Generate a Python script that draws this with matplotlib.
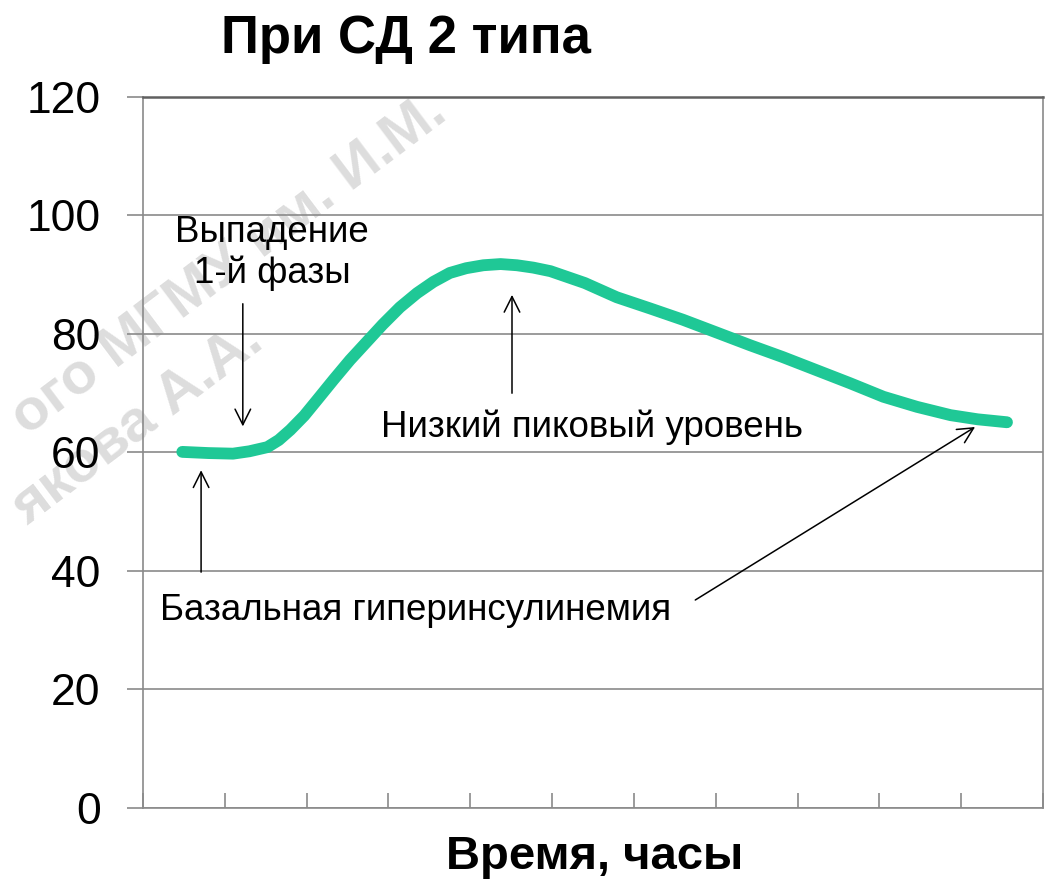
import matplotlib.pyplot as plt

# data (time in tick units, insulin level)
time = [0.48, 0.8, 1.1, 1.3, 1.52, 1.66, 1.8, 1.97, 2.13, 2.33, 2.53, 2.73,
        2.93, 3.14, 3.35, 3.55, 3.75, 3.95, 4.16, 4.37, 4.57, 4.77, 4.98,
        5.4, 5.79, 6.2, 6.6, 7.02, 7.42, 7.82, 8.23, 8.64, 9.05, 9.46, 9.87,
        10.2, 10.56]
insulin = [60.1, 59.9, 59.8, 60.2, 60.9, 62.1, 63.8, 66.2, 68.9, 72.3, 75.6,
           78.6, 81.6, 84.5, 86.9, 88.8, 90.3, 91.1, 91.6, 91.8, 91.6, 91.2,
           90.6, 88.6, 86.2, 84.3, 82.4, 80.2, 78.1, 76.1, 73.9, 71.7, 69.4,
           67.7, 66.3, 65.6, 65.1]
y_ticks = [0, 20, 40, 60, 80, 100, 120]
x_ticks = list(range(12))

title = "При СД 2 типа"
xlabel = "Время, часы"
note_phase = "Выпадение\n1-й фазы"
note_peak = "Низкий пиковый уровень"
note_basal = "Базальная гиперинсулинемия"
watermark = ["ого МГМУ им. И.М.", "якова А.А."]

plt.rcParams['font.family'] = ['Liberation Sans', 'DejaVu Sans']

fig = plt.figure(figsize=(10.53, 8.84), dpi=100)
ax = fig.add_axes([0.1358, 0.086, 0.8547, 0.8043])
ax.set_zorder(1)

# faint watermark behind the chart
wm = dict(color='#dddddd', fontsize=42, fontweight='bold', rotation=37,
          ha='left', va='bottom', zorder=0, rotation_mode='anchor')
fig.text(0.032, 1 - 445 / 884, watermark[0], **wm)
fig.text(0.032, 1 - 535 / 884, watermark[1], **wm)

ax.set_xlim(0, 11)
ax.set_ylim(0, 120)
ax.set_yticks(y_ticks)
ax.set_xticks(x_ticks)
ax.set_xticklabels([])
ax.grid(axis='y', color='#8a8a8a', linewidth=1.2)
ax.set_axisbelow(True)
ax.patch.set_alpha(0)
for s in ax.spines.values():
    s.set_color('#8a8a8a')
    s.set_linewidth(1.2)
ax.spines['top'].set_color('#606060')
ax.spines['top'].set_linewidth(1.8)
ax.tick_params(axis='y', direction='out', length=11.5, width=1.2, color='#8a8a8a',
               labelsize=32, pad=19)
ax.tick_params(axis='x', direction='in', length=11, width=1.2, color='#8a8a8a')

ax.plot(time, insulin, color='#1fc896', linewidth=8.5, solid_capstyle='round',
        solid_joinstyle='round', zorder=3)

arrow = dict(arrowstyle='->', color='black', lw=1.1, mutation_scale=28,
             shrinkA=0, shrinkB=0)
ax.annotate("", xy=(1.22, 64.4), xytext=(1.22, 85.1), arrowprops=arrow)
ax.annotate("", xy=(0.71, 57.0), xytext=(0.71, 39.8), arrowprops=arrow)
ax.annotate("", xy=(4.51, 86.6), xytext=(4.51, 70.0), arrowprops=arrow)
ax.annotate("", xy=(10.17, 64.3), xytext=(6.75, 35.1), arrowprops=arrow)

ax.text(1.58, 93.6, note_phase, ha='center', va='center', fontsize=26.5,
        linespacing=1.2)
ax.text(5.49, 62.6, note_peak, ha='center', va='baseline', fontsize=26.5)
ax.text(0.21, 31.7, note_basal, ha='left', va='baseline', fontsize=26.5)

fig.text(406 / 1053, 0.940, title, ha='center', va='baseline', fontsize=38,
         fontweight='bold')
fig.text(595 / 1053, 0.03, xlabel, ha='center', va='center', fontsize=34,
         fontweight='bold')

fig.savefig('out.png', dpi=100)
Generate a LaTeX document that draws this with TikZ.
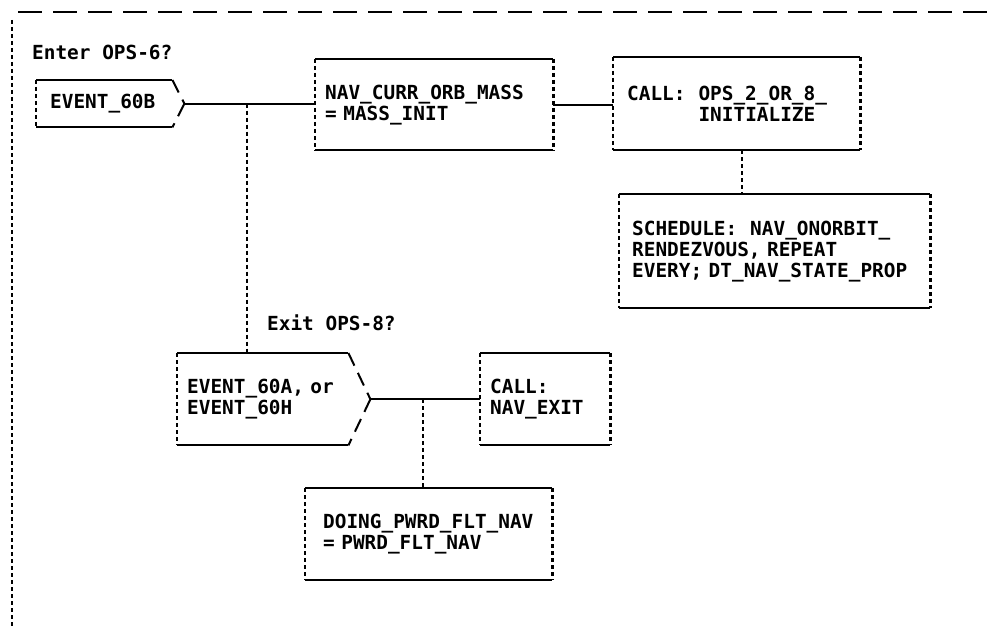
\documentclass[tikz,border=0pt]{standalone}
\usepackage{fontspec}
\setmonofont{DejaVu Sans Mono}

\begin{document}
\begin{tikzpicture}[x=1pt, y=-1pt,
    every node/.style={font=\ttfamily\bfseries\fontsize{19.4}{21}\selectfont},
    ascbox/.style={anchor=north west, align=left, inner ysep=0pt, inner xsep=#1},
    ascbox/.default=12pt,
    hline/.style={line width=2pt},
    vline/.style={line width=2.2pt, dash pattern=on 4pt off 3pt},
    slash/.style={line width=2pt, dash pattern=on 14pt off 8pt},
    framedash/.style={line width=2pt, dash pattern=on 24pt off 11pt}]
  \useasboundingbox (0,0) rectangle (997,626);
  % boxes
  \node[ascbox=14pt, text width=108pt, minimum height=47pt] (b60b) at (36,80) {EVENT\_60B};
  \node[ascbox=10pt, text width=218pt, minimum height=91pt] (nav) at (315,59) {NAV\_CURR\_ORB\_MASS\\= MASS\_INIT};
  \node[ascbox=14pt, text width=219pt, minimum height=93pt] (call) at (613,57) {CALL:~~OPS\_2\_OR\_8\_\\\hphantom{CALL:~~}INITIALIZE};
  \node[ascbox=13pt, text width=285pt, minimum height=114pt] (sched) at (619,194) {SCHEDULE:~~NAV\_ONORBIT\_\\RENDEZVOUS, REPEAT\\EVERY; DT\_NAV\_STATE\_PROP};
  \node[ascbox=10pt, text width=151pt, minimum height=92pt] (e60a) at (177,353) {EVENT\_60A, or\\EVENT\_60H};
  \node[ascbox=10pt, text width=110pt, minimum height=92pt] (nexit) at (480,353) {CALL:\\NAV\_EXIT};
  \node[ascbox=18pt, text width=211pt, minimum height=92pt] (doing) at (305,488) {DOING\_PWRD\_FLT\_NAV\\= PWRD\_FLT\_NAV};
  % labels
  \node[anchor=west, inner sep=0pt] (lenter) at (32,52) {Enter OPS-6?};
  \node[anchor=west, inner sep=0pt] (lexit) at (267,323) {Exit OPS-8?};
  % event tips
  \coordinate (tipb) at ([xshift=12pt]b60b.east);
  \coordinate (tipa) at ([xshift=22pt]e60a.east);
  % outlines
  \foreach \n in {nav, call, sched, nexit, doing} {
    \draw[hline] (\n.north west) -- (\n.north east);
    \draw[hline] (\n.south west) -- (\n.south east);
    \draw[vline] (\n.north west) -- (\n.south west);
    \draw[vline] (\n.north east) -- (\n.south east);
  }
  \foreach \n/\t in {b60b/tipb, e60a/tipa} {
    \draw[hline] (\n.north west) -- (\n.north east);
    \draw[hline] (\n.south west) -- (\n.south east);
    \draw[vline] (\n.north west) -- (\n.south west);
    \draw[slash] (\n.north east) -- (\t);
    \draw[slash] (\t) -- (\n.south east);
  }
  % connectors
  \draw[hline] (tipb) -- coordinate[pos=0.48] (j1) (tipb -| nav.west);
  \draw[hline] (nav.east) -- (nav.east -| call.west);
  \draw[vline] ([xshift=5pt]call.south) -- ([xshift=5pt]call.south |- sched.north);
  \draw[vline] (j1) -- (j1 |- e60a.north);
  \draw[hline] (tipa) -- coordinate[pos=0.48] (j2) (tipa -| nexit.west);
  \draw[vline] (j2) -- (j2 |- doing.north);
  % frame
  \draw[framedash] (18,12) -- (997,12);
  \draw[vline] (12,20) -- (12,626);
\end{tikzpicture}
\end{document}
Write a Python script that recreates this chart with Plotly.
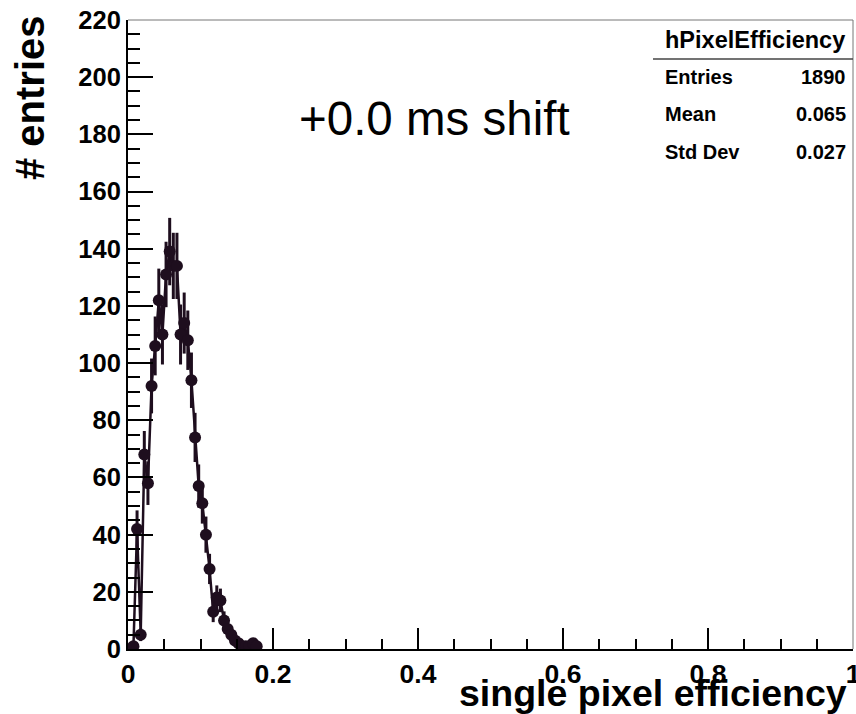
import numpy as np
import plotly.graph_objects as go

# ---- data ----
efficiency = [0.0075, 0.0125, 0.0175, 0.0225, 0.0275, 0.0325, 0.0375, 0.0425, 0.0475,
              0.0525, 0.0575, 0.0625, 0.0675, 0.0725, 0.0775, 0.0825, 0.0875, 0.0925,
              0.0975, 0.1025, 0.1075, 0.1125, 0.1175, 0.1225, 0.1275, 0.1325, 0.1375,
              0.1425, 0.1475, 0.1525, 0.1575, 0.1625, 0.1675, 0.1725, 0.1775]
entries = [1, 42, 5, 68, 58, 92, 106, 122, 110,
           131, 139, 134, 134, 110, 114, 108, 94, 74,
           57, 51, 40, 28, 13, 18, 17, 10, 7,
           5, 3, 2, 1, 1, 1, 2, 1]
half_bin = 0.0025
x_ticks = [0, 0.2, 0.4, 0.6, 0.8, 1]
x_tick_text = ["0", "0.2", "0.4", "0.6", "0.8", "1"]
y_ticks = list(range(0, 221, 20))

stats_title = "hPixelEfficiency"
stats_rows = [("Entries", "1890"), ("Mean", "0.065"), ("Std Dev", "0.027")]
label_text = "+0.0 ms shift"
x_title = "single pixel efficiency"
y_title = "# entries"

err = np.sqrt(np.array(entries, dtype=float))

W, H = 856, 714
L, R, T, B = 128, 853, 20, 649  # plot area in pixels
COL = "#1e0e1e"
FONT = "Liberation Sans"


def px(x):
    return (x - L) / (R - L)


def py(y):
    return (B - y) / (B - T)


fig = go.Figure()
fig.add_trace(go.Scatter(
    x=efficiency, y=entries,
    mode="lines+markers",
    line=dict(color=COL, width=2.5),
    marker=dict(color=COL, size=12, symbol="circle"),
    error_y=dict(type="data", array=err, visible=True, color=COL, thickness=3, width=0),
    error_x=dict(type="constant", value=half_bin, visible=True, color=COL, thickness=3, width=0),
    showlegend=False,
    cliponaxis=True,
))

fig.update_layout(
    width=W, height=H,
    margin=dict(l=L, r=W - R, t=T, b=H - B, pad=0, autoexpand=False),
    paper_bgcolor="white", plot_bgcolor="white",
    font=dict(family=FONT, color="black"),
    xaxis=dict(
        range=[0, 1], showgrid=False, zeroline=False, automargin=False,
        showline=True, linecolor="black", linewidth=2,
        ticks="inside", ticklen=21, tickwidth=1.5, tickcolor="black",
        tickvals=x_ticks, ticktext=x_tick_text,
        ticklabeloverflow="allow", ticklabelstandoff=0,
        tickfont=dict(family=FONT, size=26.5, weight="bold", color="black"),
        minor=dict(dtick=0.05, ticks="inside", ticklen=10, tickwidth=1.5, tickcolor="black"),
    ),
    yaxis=dict(
        range=[0, 220], showgrid=False, zeroline=False, automargin=False,
        showline=True, linecolor="black", linewidth=2,
        ticks="inside", ticklen=25, tickwidth=1.5, tickcolor="black",
        tickvals=y_ticks, ticklabeloverflow="allow",
        tickfont=dict(family=FONT, size=25.5, weight="bold", color="black"),
        minor=dict(dtick=5, ticks="inside", ticklen=12, tickwidth=1.5, tickcolor="black"),
    ),
)

shapes = []
# frame top and right
shapes.append(dict(type="line", xref="paper", yref="paper", x0=0, x1=1, y0=1, y1=1,
                   line=dict(color="#777777", width=1)))
shapes.append(dict(type="line", xref="paper", yref="paper", x0=1, x1=1, y0=0, y1=1,
                   line=dict(color="#777777", width=1)))
# stats box separator
shapes.append(dict(type="line", xref="paper", yref="paper", x0=px(653), x1=px(853),
                   y0=py(59), y1=py(59), line=dict(color="#444444", width=1.5)))
fig.update_layout(shapes=shapes)

ann = []
ann.append(dict(text=stats_title, xref="paper", yref="paper", x=px(755), y=py(40),
                xanchor="center", yanchor="middle", showarrow=False,
                font=dict(family=FONT, size=23.5, weight="bold", color="black")))
row_y = [77, 114, 152]
for (k, v), yy in zip(stats_rows, row_y):
    ann.append(dict(text=k, xref="paper", yref="paper", x=px(663), y=py(yy),
                    xanchor="left", yanchor="middle", showarrow=False,
                    font=dict(family=FONT, size=20, weight="bold", color="black")))
    ann.append(dict(text=v, xref="paper", yref="paper", x=px(848), y=py(yy),
                    xanchor="right", yanchor="middle", showarrow=False,
                    font=dict(family=FONT, size=20, weight="bold", color="black")))
ann.append(dict(text=label_text, xref="paper", yref="paper", x=px(434), y=py(118),
                xanchor="center", yanchor="middle", showarrow=False,
                font=dict(family=FONT, size=47.5, color="black")))
ann.append(dict(text=x_title, xref="paper", yref="paper", x=px(849), y=py(693),
                xanchor="right", yanchor="middle", showarrow=False,
                font=dict(family=FONT, size=37.5, weight="bold", color="black")))
ann.append(dict(text=y_title, xref="paper", yref="paper", x=px(30), y=py(98),
                xanchor="center", yanchor="middle", showarrow=False, textangle=-90,
                font=dict(family=FONT, size=40, weight="bold", color="black")))
fig.update_layout(annotations=ann)

fig.write_html("out.html")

^^^^

▶ **Requirements**
Restate the data word for word from its first line through the line with "solid_joinstyle='round', zorder=3)", leaving out any picture along the way.

▶ **Problem solution**
Generate a Python script that draws this with matplotlib.
import matplotlib.pyplot as plt

# data (time in tick units, insulin level)
time = [0.48, 0.8, 1.1, 1.3, 1.52, 1.66, 1.8, 1.97, 2.13, 2.33, 2.53, 2.73,
        2.93, 3.14, 3.35, 3.55, 3.75, 3.95, 4.16, 4.37, 4.57, 4.77, 4.98,
        5.4, 5.79, 6.2, 6.6, 7.02, 7.42, 7.82, 8.23, 8.64, 9.05, 9.46, 9.87,
        10.2, 10.56]
insulin = [60.1, 59.9, 59.8, 60.2, 60.9, 62.1, 63.8, 66.2, 68.9, 72.3, 75.6,
           78.6, 81.6, 84.5, 86.9, 88.8, 90.3, 91.1, 91.6, 91.8, 91.6, 91.2,
           90.6, 88.6, 86.2, 84.3, 82.4, 80.2, 78.1, 76.1, 73.9, 71.7, 69.4,
           67.7, 66.3, 65.6, 65.1]
y_ticks = [0, 20, 40, 60, 80, 100, 120]
x_ticks = list(range(12))

title = "При СД 2 типа"
xlabel = "Время, часы"
note_phase = "Выпадение\n1-й фазы"
note_peak = "Низкий пиковый уровень"
note_basal = "Базальная гиперинсулинемия"
watermark = ["ого МГМУ им. И.М.", "якова А.А."]

plt.rcParams['font.family'] = ['Liberation Sans', 'DejaVu Sans']

fig = plt.figure(figsize=(10.53, 8.84), dpi=100)
ax = fig.add_axes([0.1358, 0.086, 0.8547, 0.8043])
ax.set_zorder(1)

# faint watermark behind the chart
wm = dict(color='#dddddd', fontsize=42, fontweight='bold', rotation=37,
          ha='left', va='bottom', zorder=0, rotation_mode='anchor')
fig.text(0.032, 1 - 445 / 884, watermark[0], **wm)
fig.text(0.032, 1 - 535 / 884, watermark[1], **wm)

ax.set_xlim(0, 11)
ax.set_ylim(0, 120)
ax.set_yticks(y_ticks)
ax.set_xticks(x_ticks)
ax.set_xticklabels([])
ax.grid(axis='y', color='#8a8a8a', linewidth=1.2)
ax.set_axisbelow(True)
ax.patch.set_alpha(0)
for s in ax.spines.values():
    s.set_color('#8a8a8a')
    s.set_linewidth(1.2)
ax.spines['top'].set_color('#606060')
ax.spines['top'].set_linewidth(1.8)
ax.tick_params(axis='y', direction='out', length=11.5, width=1.2, color='#8a8a8a',
               labelsize=32, pad=19)
ax.tick_params(axis='x', direction='in', length=11, width=1.2, color='#8a8a8a')

ax.plot(time, insulin, color='#1fc896', linewidth=8.5, solid_capstyle='round',
        solid_joinstyle='round', zorder=3)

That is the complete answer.